In a move that defies logic, fairness, and the very principles of justice, the Sentencing Council of England and Wales is barrelling toward an April 1 implementation of what Justice Secretary Shabana Mahmood has herself branded a "two-tier sentencing approach."
Yes, you read that correctly—a system so blatantly divisive that even its nominal overseer can’t stomach it. Yet, despite Mahmood’s sternly worded letter urging the Council to reconsider, a government source confirmed this morning that her pleas carry no legal weight.
Unless Parliament grows a spine and legislates against this travesty, the guillotine drops in less than a month, and with it, any pretence of equality under the law.
Let’s dissect this absurdity for what it is: a sentencing regime that will explicitly treat offenders differently based on criteria so ill-defined and arbitrary that it’s a wonder anyone thought it could pass muster in a civilised society. The details remain murky—perhaps deliberately so—but the implication is clear: some crimes, or perhaps some criminals, will face harsher penalties while others get a gentler slap on the wrist.
Is this based on the severity of the offence?
The identity of the victim?
The whims of the judiciary?
We don’t know, because the Sentencing Council seems content to let this Frankenstein’s monster of a policy lurch into existence without a shred of transparency or accountability.
Mahmood’s letter, for all its righteous indignation, is little more than a performative gesture—a flimsy shield against the inevitable backlash. She can wring her hands and decry the "two-tier" nature of the system all she likes, but the government source’s admission lays bare the truth: she’s powerless to stop it. The Lord Chancellor, the supposed guardian of justice, reduced to a bystander as an unelected quango rewrites the rules of punishment. If this doesn’t scream democratic dysfunction, what does?
And let’s not kid ourselves—this isn’t some minor tweak to sentencing guidelines. This is a seismic shift that threatens to undermine the foundational axiom of any legal system worth its salt: equality before the law. A two-tier approach doesn’t just flirt with injustice; it waltzes right into its arms. Imagine the precedent: one set of rules for the well-connected, the privileged, or the politically favoured, and another for the rest. Or perhaps it’s a postcode lottery—tougher sentences in Birmingham, a free pass in Bristol. The possibilities are as endless as they are horrifying.
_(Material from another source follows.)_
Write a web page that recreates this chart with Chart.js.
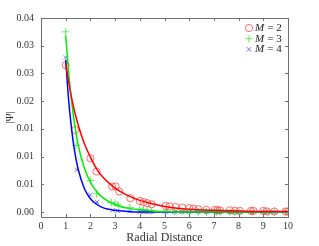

The Sentencing Council might argue this is a pragmatic response to overcrowded prisons or strained resources. If so, they’re solving a logistical problem by creating a moral catastrophe. Justice isn’t a budget line item to be haggled over; it’s the bedrock of public trust. Once you start carving out exceptions—once you admit that some are more equal than others—that trust erodes faster than a sandcastle at high tide. And for what? A few months of breathing room before the next crisis hits?
Mahmood’s warnings should be a klaxon call to action, yet the government’s inertia is deafening. If she truly believes this is a disaster—and her language suggests she does—then why isn’t she rallying Parliament to slam the brakes? The clock is ticking toward April 1, and every day of dithering brings us closer to a justice system that’s not just broken, but deliberately designed to discriminate. Legislation is the only firewall left, and it’s nowhere in sight.
The significance of this cannot be overstated. In less than a month, unless something changes, we’ll have a sentencing regime that the Lord Chancellor herself has condemned as fundamentally unfair. Let that sink in: the person tasked with upholding the law is publicly admitting she can’t stop an injustice from taking root. If that’s not a damning indictment of both the Sentencing Council’s hubris and the government’s cowardice, I don’t know what is.
This isn’t just a policy misstep—it’s a betrayal of every citizen who believes the law should be blind, impartial, and unwavering. April 1 looms not as a fresh start, but as a grim milestone in the decline of British justice. The Sentencing Council must be stopped, and if Mahmood’s letter won’t do it, then it’s time for the people—and their elected representatives—to demand better. Anything less is complicity in this grotesque farce.